Tools and Systems: Some monitoring activities benefit from software tools. Fairness testing platforms, compliance tracking systems, or vendor management platforms improve efficiency. Organizations should budget for tools supporting compliance activities.
Training and Education: Ongoing training requires budget allocation. Training materials, external training programs, conference attendance, and online learning resources all support staff capability.
Some nonprofits explore AI liability insurance protecting against risks from AI systems. While insurance is not a substitute for governance, it can complement compliance efforts. Organizations should evaluate whether AI liability insurance is appropriate to their risk profile and available in their market.
Insurance discussions should be informed by compliance efforts. A nonprofit with strong governance, documented fairness testing, and ongoing monitoring is more attractive to insurers and may qualify for better terms than an organization with minimal governance.
Organizations sometimes treat compliance as an annual checkbox activity—"we did our fairness testing for 2024, we're compliant." In reality, compliance requires continuous attention. Regulations change quarterly, AI systems evolve frequently, and risks emerge unexpectedly. Organizations without systematic continuous monitoring risk significant compliance gaps emerging unnoticed until audits or enforcement actions reveal problems.
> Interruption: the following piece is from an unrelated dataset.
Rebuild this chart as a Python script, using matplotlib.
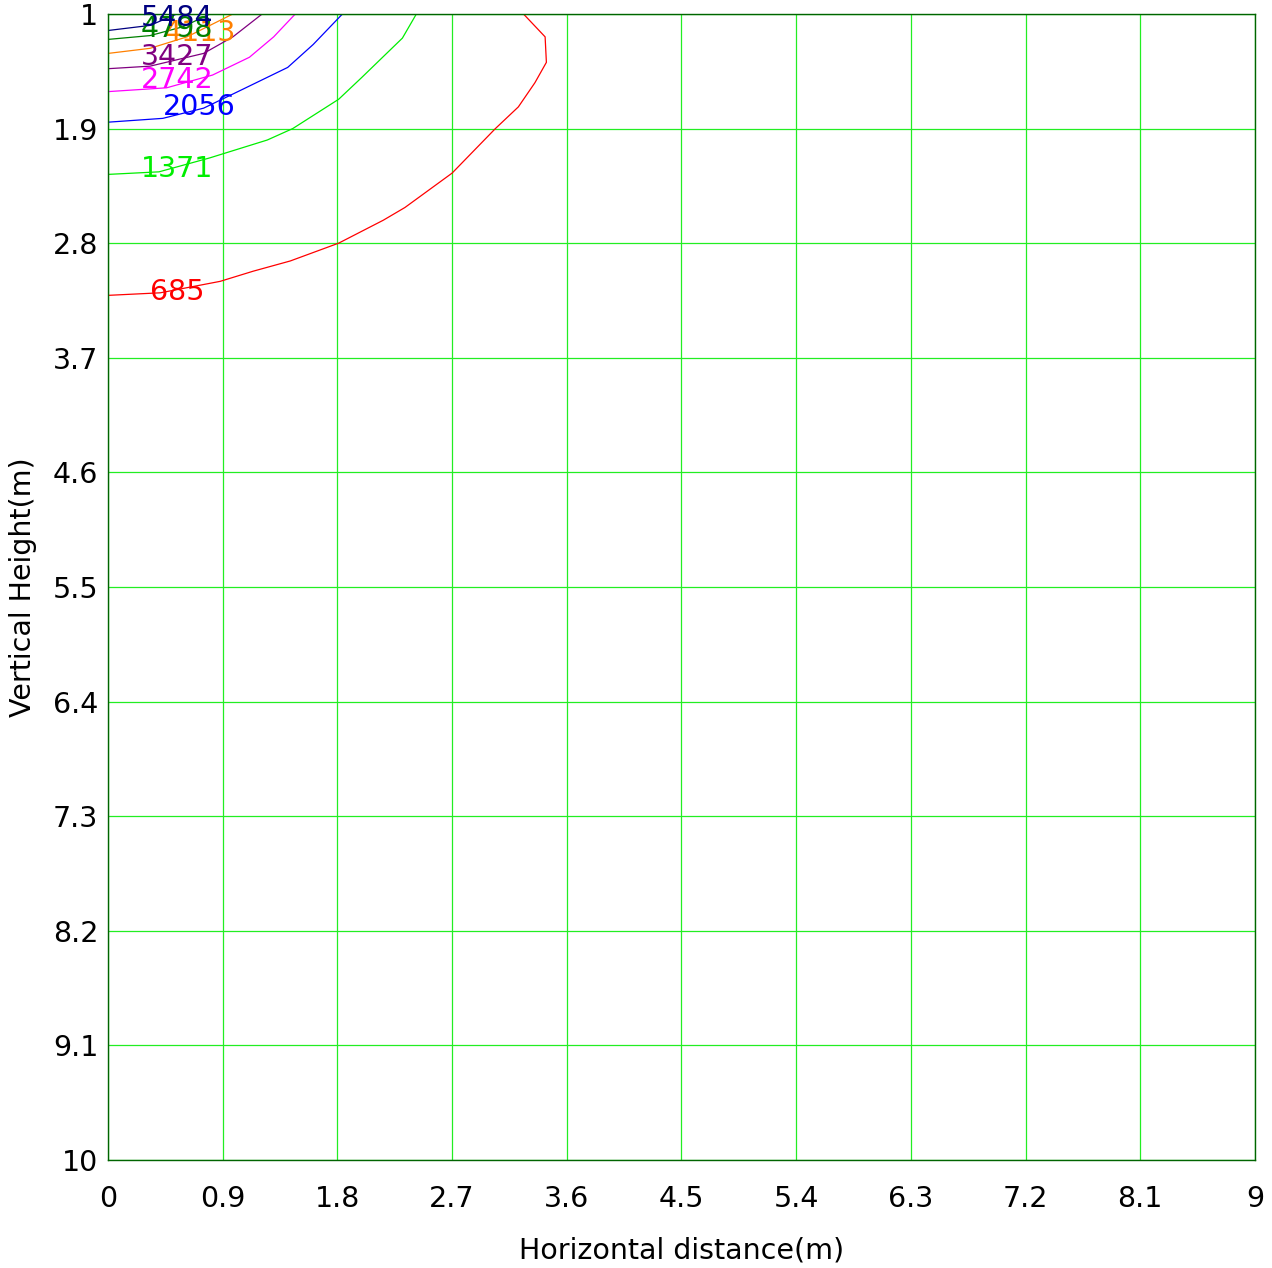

Building effective compliance monitoring systems ensures that nonprofits maintain compliance over time rather than treating governance as a one-time activity. By establishing regulatory tracking processes, compliance calendars, regular review cycles, and escalation procedures, organizations can systematically address compliance obligations and adapt as requirements evolve. Sustained compliance demonstrates commitment to responsible AI governance and positions nonprofits favorably in relationships with funders, partners, and beneficiaries.